Seeds after sowing, sun after rain,
Sight after mystery, peace after pain,
Joy after sorrow, calm after blast,
Rest after weariness, sweet rest at last.
Give me the hope of tomorrow, give me the strength for today,
You are the promise of peace on my pathway to faith.
Near after distant , gleam after gloom,
Love after loneliness, life after tomb,
After the agony, rapture of bliss,
Glory awaits beyond the abyss.
All of those statements are so true about Jesus and about our hope. No matter what we go through, we have hope waiting on the other side. There’s nothing more comforting than that fact.

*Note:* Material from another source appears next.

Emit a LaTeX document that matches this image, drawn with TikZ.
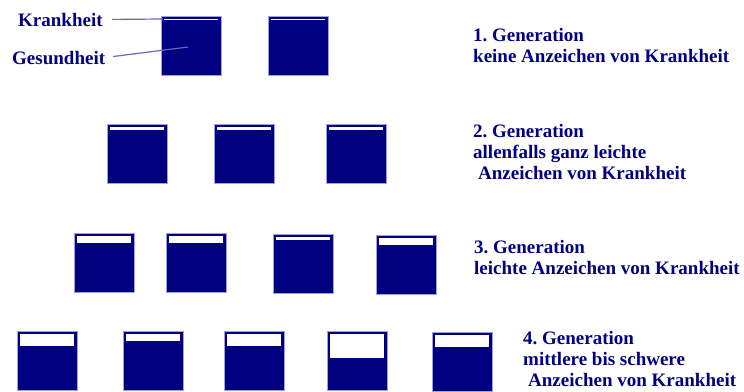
\documentclass[tikz,border=0pt]{standalone}
\usepackage{fontspec}
\setmainfont{Liberation Serif}
\frenchspacing
\definecolor{boxblue}{RGB}{0,0,128}
\definecolor{rimblue}{RGB}{160,160,220}
\definecolor{pointblue}{RGB}{105,105,190}

\begin{document}
\begin{tikzpicture}[x=1pt,y=-1pt]
\tikzstyle{gentext}=[inner sep=0pt,text=boxblue,font=\fontsize{19}{21}\selectfont\bfseries,align=left,anchor=base west]%
\tikzstyle{tank}=[fill=boxblue,draw=rimblue,line width=0.8pt]%
\tikzstyle{pointer}=[draw=pointblue,line width=1.2pt]%
\useasboundingbox (0,0) rectangle (744,391);
% boxes: left / top / height of the white part
\foreach \x/\y/\h in {161/16/1,268/16/1,
  107/124/3,214/124/3,326/124/3,
  74/233/6.7,166/233/6.7,273/234/3,376/235/7,
  17/331/12,123/331/7,224/331/12,327/331/24,432/332/12} {
\draw[tank] (\x,\y) rectangle +(60,59);
\fill[white] (\x+3,\y+3) rectangle +(54,\h);}
% legend
\node[gentext] (krank) at (18,26) {Krankheit};
\node[gentext] (gesund) at (12,64) {Gesundheit};
\coordinate (krankend) at (163,19);
\coordinate (gesundend) at (188,47);
\draw[pointer,shorten <=9pt] (krank.east) -- (krankend);
\draw[pointer,shorten <=8pt] (gesund.east) -- (gesundend);
% generations (anchored at the last line)
\node[gentext] (gen1) at (473,62) {1. Generation\\keine Anzeichen von Krankheit};
\node[gentext] (gen2) at (473,179) {2. Generation\\allenfalls ganz leichte\\\hspace{5pt}Anzeichen von Krankheit};
\node[gentext] (gen3) at (474,274) {3. Generation\\leichte Anzeichen von Krankheit};
\node[gentext] (gen4) at (523,386) {4. Generation\\mittlere bis schwere\\\hspace{5pt}Anzeichen von Krankheit};
\end{tikzpicture}
\end{document}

Here’s the thing though: because we’re human, our emotions run strong and heavy. All we know is Earth, and so when someone leaves this place, we can’t help but feel great loss and sorrow. This grieving won’t be easy, our walk will be peppered with doubt and confusion, and life will be really, really hard without my Dad here. Our mourning and recovery won’t be wrapped up and packaged neatly, it won’t be clean, it won’t be fun. But then I think about this guy Jesus who we spend our whole lives trying to figure out, spend our whole lives trying to follow and honor, and I think about how my Dad is with him now, finally. There’s nothing left to figure out, the light is shining directly onto him. And that gives us hope, that image, and the image of us joining them some day soon. More than anything else in the world, Jesus is our hope.
We’ve also been blessed with some purely incredible friends throughout this whole thing. All of you guys have been encouraging and selfless in loving us. They say it takes a village to raise a child, but I think it takes two villages to lose one. I’m thankful for each and every one of you.

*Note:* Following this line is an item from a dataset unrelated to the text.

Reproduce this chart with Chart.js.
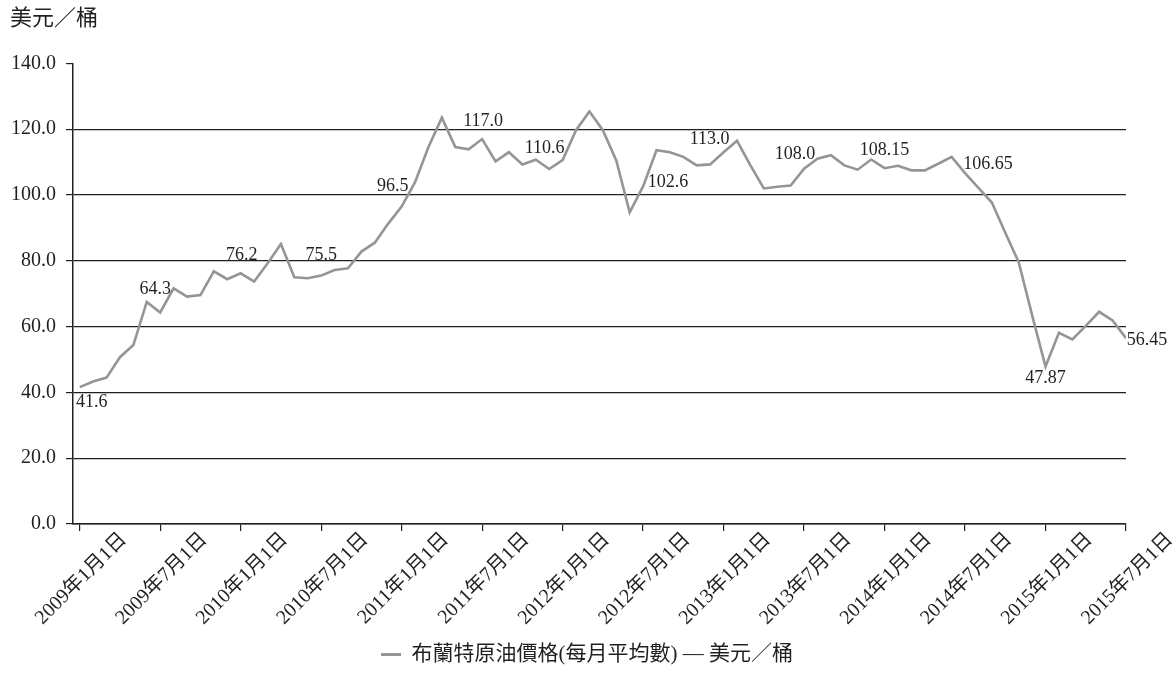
<!DOCTYPE html>
<html>
<head>
<meta charset="utf-8">
<title>布蘭特原油價格</title>
<script src="https://cdn.jsdelivr.net/npm/chart.js@4.4.1/dist/chart.umd.min.js"></script>
<style>
	html, body { margin: 0; padding: 0; background: #fff; }
</style>
</head>
<body>
<canvas id="oil-chart" width="1174" height="687"></canvas>
<script>
// 布蘭特原油每月平均價格（美元／桶），2009年1月 - 2015年7月
const prices = [
	41.6, 43.3, 44.5, 50.7, 54.4, 67.5, 64.3, 71.6, 69.1, 69.6, 76.8, 74.4,
	76.2, 73.7, 79.2, 85.1, 75.0, 74.7, 75.5, 77.2, 77.7, 82.8, 85.5, 91.3,
	96.5, 103.9, 114.6, 123.5, 114.6, 113.9, 117.0, 110.2, 113.0, 109.3, 110.7, 107.9,
	110.6, 119.7, 125.4, 119.7, 110.5, 94.7, 102.6, 113.6, 113.0, 111.6, 109.0, 109.3,
	113.0, 116.5, 109.0, 102.0, 102.5, 102.9, 108.0, 111.0, 112.1, 109.0, 107.7, 110.8,
	108.15, 108.9, 107.5, 107.5, 109.5, 111.6, 106.65, 102.2, 97.7, 88.5, 79.6, 63.5,
	47.87, 58.1, 56.1, 60.2, 64.5, 61.9, 56.45,
]

// 每半年一個刻度
const tickLabels = [
	'2009年1月1日', '2009年7月1日', '2010年1月1日', '2010年7月1日',
	'2011年1月1日', '2011年7月1日', '2012年1月1日', '2012年7月1日',
	'2013年1月1日', '2013年7月1日', '2014年1月1日', '2014年7月1日',
	'2015年1月1日', '2015年7月1日',
]

// 標出數值的月份（每年1月及7月）
const labelIndexes = [0, 6, 12, 18, 24, 30, 36, 42, 48, 54, 60, 66, 72, 78]

// 數值標籤相對於點的位移 [dx, dy]
const labelShifts = [
	[12, 15], [-5, -23], [1, -18], [0, -20], [-9, -20], [1, -18], [-18, -12],
	[25, -4], [-14, -13], [-9, -14], [0, -18], [23, -9], [0, 12], [21, 2],
]

const ink = '#231f20'
const lineGrey = '#939598'
const serif = "'Liberation Serif', 'Noto Sans CJK TC', serif"

const formatValue = v =>
	Math.abs(v * 10 - Math.round(v * 10)) < 1e-6 ? v.toFixed(1) : v.toFixed(2)

const valueLabels = {
	id: 'valueLabels',
	afterDatasetsDraw(chart) {
		const ctx = chart.ctx
		const points = chart.getDatasetMeta(0).data
		ctx.save()
		ctx.font = `18px ${serif}`
		ctx.fillStyle = ink
		ctx.textAlign = 'center'
		ctx.textBaseline = 'middle'
		labelIndexes.forEach((idx, k) => {
			const p = points[idx]
			const [dx, dy] = labelShifts[k]
			ctx.fillText(formatValue(prices[idx]), p.x + dx, p.y + dy)
		})
		ctx.restore()
	},
}

const config = {
	type: 'line',
	data: {
		datasets: [
			{
				label: '布蘭特原油價格(每月平均數) — 美元／桶',
				data: prices.map((y, i) => ({ x: i, y })),
				borderColor: lineGrey,
				backgroundColor: lineGrey,
				borderWidth: 2.6,
				pointRadius: 0,
				tension: 0,
			},
		],
	},
	options: {
		responsive: false,
		animation: false,
		devicePixelRatio: 1,
		layout: { padding: { left: 10, right: 10, top: 0, bottom: 12 } },
		scales: {
			x: {
				type: 'linear',
				min: -0.5,
				max: 78,
				afterBuildTicks: scale => {
					scale.ticks = tickLabels.map((t, k) => ({ value: k * 6 }))
				},
				afterFit: scale => {
					scale.height = 110
					scale.paddingLeft = 0
					scale.paddingRight = 0
				},
				ticks: {
					autoSkip: false,
					minRotation: 45,
					maxRotation: 45,
					labelOffset: 44,
					padding: -3,
					color: ink,
					font: { family: serif, size: 20 },
					callback: v => tickLabels[v / 6],
				},
				grid: {
					drawOnChartArea: false,
					tickLength: 7,
					color: ink,
					lineWidth: 1.2,
				},
				border: { color: ink, width: 1.5 },
			},
			y: {
				min: 0,
				max: 140,
				afterFit: scale => {
					scale.width = 63
				},
				ticks: {
					stepSize: 20,
					padding: 10,
					color: ink,
					font: { family: serif, size: 20 },
					callback: v => v.toFixed(1),
				},
				grid: {
					color: c => (c.tick && c.tick.value === 140 ? 'rgba(0,0,0,0)' : ink),
					tickColor: ink,
					tickLength: 7,
					lineWidth: 1.2,
				},
				border: { color: ink, width: 1.5 },
			},
			// 右側留白，令圖例置中
			y2: {
				position: 'right',
				afterFit: scale => {
					scale.width = 38
				},
				ticks: { display: false },
				grid: { display: false },
				border: { display: false },
			},
		},
		plugins: {
			title: {
				display: true,
				text: '美元／桶',
				align: 'start',
				color: ink,
				font: { family: serif, size: 22, weight: 'normal' },
				padding: { top: 6, bottom: 31 },
			},
			legend: {
				position: 'bottom',
				labels: {
					boxWidth: 20,
					boxHeight: 3,
					padding: 10,
					color: ink,
					font: { family: serif, size: 21 },
					// 圖例只畫一條細灰線，不要外框
					generateLabels: chart =>
						Chart.defaults.plugins.legend.labels
							.generateLabels(chart)
							.map(item => ({ ...item, lineWidth: 0 })),
				},
			},
			tooltip: { enabled: false },
		},
	},
	plugins: [valueLabels],
}

const canvaRef = document.querySelector('#oil-chart')

const oilChart = new Chart(canvaRef, config)
</script>
</body>
</html>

I’ll leave you with this incredible, constantly true verse from 2 Corinthians 4:
16 Therefore we do not lose heart. Though outwardly we are wasting away, yet inwardly we are being renewed day by day. 17 For our light and momentary troubles are achieving for us an eternal glory that far outweighs them all. 18 So we fix our eyes not on what is seen, but on what is unseen, since what is seen is temporary, but what is unseen is eternal.
Daily we’re made new, daily we have hope. Don’t lose heart, my friends, because this world isn’t the end, and someday we’ll stand face-to-face with the Creator of the Universe too, just like my Dad is. At long last, Home.